■ Task details ■
Output only the count of lines that contain "chart".

■ Dataset content ■
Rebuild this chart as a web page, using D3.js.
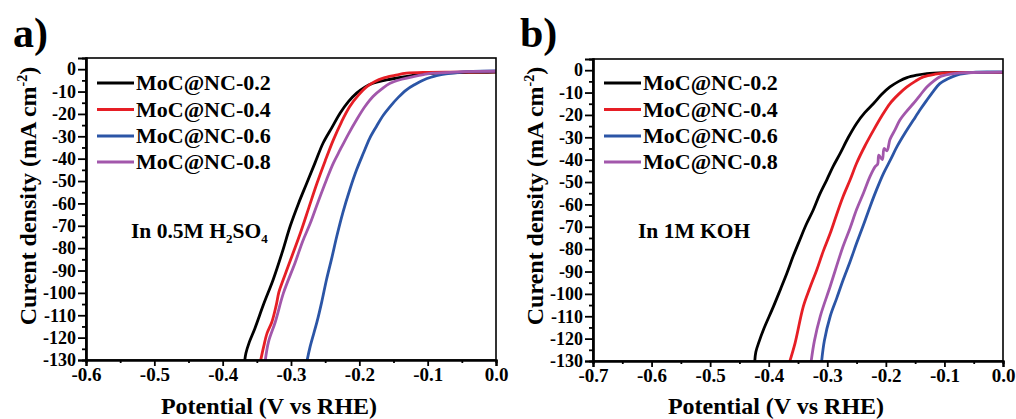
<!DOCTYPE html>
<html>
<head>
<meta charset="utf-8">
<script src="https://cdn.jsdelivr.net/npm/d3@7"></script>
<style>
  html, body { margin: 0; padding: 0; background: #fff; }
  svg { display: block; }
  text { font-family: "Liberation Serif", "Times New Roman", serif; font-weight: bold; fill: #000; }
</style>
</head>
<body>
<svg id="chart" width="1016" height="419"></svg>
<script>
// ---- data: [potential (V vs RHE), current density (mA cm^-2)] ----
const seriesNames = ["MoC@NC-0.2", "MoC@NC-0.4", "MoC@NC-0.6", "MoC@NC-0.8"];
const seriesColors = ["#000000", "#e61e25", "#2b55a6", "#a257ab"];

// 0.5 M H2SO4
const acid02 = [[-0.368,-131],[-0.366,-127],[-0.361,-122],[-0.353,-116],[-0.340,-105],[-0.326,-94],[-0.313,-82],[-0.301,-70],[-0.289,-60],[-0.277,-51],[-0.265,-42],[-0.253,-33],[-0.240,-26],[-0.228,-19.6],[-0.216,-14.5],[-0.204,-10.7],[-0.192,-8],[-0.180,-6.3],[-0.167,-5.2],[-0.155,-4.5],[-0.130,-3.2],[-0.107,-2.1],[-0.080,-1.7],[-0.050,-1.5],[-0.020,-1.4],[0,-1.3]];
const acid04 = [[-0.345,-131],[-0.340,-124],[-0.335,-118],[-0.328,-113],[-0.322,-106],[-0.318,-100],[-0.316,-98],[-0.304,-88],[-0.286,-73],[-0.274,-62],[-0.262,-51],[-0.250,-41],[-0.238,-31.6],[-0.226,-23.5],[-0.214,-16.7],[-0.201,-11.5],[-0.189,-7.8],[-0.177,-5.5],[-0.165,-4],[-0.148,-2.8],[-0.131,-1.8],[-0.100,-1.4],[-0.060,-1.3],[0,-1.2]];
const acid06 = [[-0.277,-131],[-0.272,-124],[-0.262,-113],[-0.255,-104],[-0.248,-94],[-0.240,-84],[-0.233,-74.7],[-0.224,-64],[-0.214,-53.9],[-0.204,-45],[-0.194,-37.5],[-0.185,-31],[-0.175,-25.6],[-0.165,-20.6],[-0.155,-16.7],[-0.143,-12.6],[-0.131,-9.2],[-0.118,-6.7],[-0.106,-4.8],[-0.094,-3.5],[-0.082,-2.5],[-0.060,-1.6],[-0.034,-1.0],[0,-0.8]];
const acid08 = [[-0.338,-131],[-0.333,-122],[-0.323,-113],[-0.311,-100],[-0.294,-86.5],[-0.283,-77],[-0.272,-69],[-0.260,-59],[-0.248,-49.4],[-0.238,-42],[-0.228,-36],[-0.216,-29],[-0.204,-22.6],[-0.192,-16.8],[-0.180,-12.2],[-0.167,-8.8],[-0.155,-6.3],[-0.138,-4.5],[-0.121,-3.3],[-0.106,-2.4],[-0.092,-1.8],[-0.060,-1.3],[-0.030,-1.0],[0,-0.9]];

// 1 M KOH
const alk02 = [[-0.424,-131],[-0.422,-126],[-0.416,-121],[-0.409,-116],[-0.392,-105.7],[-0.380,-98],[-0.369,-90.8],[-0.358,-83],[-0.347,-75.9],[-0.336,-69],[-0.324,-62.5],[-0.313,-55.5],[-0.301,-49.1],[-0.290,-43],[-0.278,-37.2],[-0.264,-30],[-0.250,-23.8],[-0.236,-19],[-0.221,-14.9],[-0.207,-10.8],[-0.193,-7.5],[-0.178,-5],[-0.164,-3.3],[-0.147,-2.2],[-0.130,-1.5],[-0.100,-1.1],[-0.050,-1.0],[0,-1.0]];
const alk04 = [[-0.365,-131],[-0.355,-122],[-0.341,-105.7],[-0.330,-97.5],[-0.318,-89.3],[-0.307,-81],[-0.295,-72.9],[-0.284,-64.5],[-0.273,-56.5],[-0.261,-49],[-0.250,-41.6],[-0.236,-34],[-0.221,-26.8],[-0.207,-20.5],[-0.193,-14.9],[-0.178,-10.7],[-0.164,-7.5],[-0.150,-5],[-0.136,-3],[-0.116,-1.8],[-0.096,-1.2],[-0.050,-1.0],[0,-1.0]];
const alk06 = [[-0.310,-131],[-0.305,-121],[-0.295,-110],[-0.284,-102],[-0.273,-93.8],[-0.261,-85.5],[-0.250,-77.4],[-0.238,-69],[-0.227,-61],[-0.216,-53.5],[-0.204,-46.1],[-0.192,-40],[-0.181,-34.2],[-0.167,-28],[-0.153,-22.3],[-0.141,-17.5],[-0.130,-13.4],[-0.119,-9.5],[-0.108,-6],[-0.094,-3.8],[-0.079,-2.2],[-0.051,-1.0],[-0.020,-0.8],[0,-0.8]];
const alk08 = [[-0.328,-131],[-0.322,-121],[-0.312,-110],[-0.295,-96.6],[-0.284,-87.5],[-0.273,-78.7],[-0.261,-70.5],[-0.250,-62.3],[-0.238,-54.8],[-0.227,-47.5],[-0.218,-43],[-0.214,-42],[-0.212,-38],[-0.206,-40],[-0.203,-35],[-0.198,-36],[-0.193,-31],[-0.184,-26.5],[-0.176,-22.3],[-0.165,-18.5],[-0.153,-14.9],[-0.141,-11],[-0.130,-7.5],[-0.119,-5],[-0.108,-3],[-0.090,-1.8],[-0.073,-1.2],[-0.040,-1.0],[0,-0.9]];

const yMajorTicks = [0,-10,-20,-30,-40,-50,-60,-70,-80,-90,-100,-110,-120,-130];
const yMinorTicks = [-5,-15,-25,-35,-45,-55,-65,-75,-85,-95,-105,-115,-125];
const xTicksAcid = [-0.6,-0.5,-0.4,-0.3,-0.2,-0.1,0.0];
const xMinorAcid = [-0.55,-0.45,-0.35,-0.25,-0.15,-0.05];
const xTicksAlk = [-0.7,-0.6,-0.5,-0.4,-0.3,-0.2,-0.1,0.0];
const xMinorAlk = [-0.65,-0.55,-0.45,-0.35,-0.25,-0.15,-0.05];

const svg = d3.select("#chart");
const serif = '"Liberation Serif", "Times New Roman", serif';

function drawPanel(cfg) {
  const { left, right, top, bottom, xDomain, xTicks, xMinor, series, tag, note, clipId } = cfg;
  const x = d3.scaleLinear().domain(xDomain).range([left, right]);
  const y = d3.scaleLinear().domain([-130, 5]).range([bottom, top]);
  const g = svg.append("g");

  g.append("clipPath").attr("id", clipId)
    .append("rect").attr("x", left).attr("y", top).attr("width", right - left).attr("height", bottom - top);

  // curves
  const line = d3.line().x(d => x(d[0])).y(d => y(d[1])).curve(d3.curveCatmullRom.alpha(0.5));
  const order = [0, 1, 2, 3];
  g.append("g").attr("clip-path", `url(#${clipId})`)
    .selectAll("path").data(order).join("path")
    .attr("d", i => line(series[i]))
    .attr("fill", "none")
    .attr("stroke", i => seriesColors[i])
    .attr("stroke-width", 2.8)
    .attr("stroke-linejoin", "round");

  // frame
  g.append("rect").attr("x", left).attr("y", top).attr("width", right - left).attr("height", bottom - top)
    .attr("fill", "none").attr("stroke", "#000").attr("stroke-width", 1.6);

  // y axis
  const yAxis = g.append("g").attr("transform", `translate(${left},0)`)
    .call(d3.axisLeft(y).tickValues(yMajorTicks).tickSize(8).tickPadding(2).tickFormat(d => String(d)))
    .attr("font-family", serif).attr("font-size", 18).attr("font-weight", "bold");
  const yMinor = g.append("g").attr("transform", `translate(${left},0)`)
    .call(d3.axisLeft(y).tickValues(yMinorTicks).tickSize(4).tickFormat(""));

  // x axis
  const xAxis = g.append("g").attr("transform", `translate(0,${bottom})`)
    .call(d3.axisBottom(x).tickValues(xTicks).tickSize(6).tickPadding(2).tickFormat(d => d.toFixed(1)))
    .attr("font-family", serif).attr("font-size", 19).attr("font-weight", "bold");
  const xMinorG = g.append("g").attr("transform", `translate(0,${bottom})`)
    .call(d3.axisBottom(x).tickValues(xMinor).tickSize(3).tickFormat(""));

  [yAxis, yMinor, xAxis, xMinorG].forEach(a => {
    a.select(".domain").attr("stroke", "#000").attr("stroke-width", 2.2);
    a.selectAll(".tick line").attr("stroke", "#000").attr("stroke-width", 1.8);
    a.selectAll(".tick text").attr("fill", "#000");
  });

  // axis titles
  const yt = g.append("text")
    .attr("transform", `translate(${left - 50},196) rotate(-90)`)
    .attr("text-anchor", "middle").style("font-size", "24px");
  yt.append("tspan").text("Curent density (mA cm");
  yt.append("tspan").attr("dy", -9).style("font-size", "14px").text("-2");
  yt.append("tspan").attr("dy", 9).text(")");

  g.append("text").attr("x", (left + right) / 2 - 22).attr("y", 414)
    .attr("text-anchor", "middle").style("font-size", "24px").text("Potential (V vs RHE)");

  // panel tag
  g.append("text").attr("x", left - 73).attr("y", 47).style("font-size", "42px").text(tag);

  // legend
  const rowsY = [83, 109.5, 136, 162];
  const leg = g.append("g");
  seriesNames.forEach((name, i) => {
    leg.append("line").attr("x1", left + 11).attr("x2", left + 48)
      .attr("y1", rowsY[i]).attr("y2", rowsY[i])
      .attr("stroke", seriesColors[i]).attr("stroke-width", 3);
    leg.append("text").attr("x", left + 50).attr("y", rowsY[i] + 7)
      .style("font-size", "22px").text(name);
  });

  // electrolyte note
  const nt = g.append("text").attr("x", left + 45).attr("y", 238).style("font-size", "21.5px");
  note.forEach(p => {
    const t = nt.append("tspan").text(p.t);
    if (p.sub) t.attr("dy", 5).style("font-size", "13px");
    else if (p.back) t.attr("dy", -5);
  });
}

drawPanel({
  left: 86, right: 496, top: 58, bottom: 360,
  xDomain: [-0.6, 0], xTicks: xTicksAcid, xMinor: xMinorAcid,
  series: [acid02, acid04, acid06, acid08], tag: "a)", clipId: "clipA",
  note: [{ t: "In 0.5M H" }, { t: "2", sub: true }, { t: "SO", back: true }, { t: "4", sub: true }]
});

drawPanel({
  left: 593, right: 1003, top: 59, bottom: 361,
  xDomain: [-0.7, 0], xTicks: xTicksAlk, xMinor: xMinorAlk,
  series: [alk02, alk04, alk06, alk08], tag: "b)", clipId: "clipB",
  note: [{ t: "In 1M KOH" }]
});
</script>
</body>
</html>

■ Full solution ■
3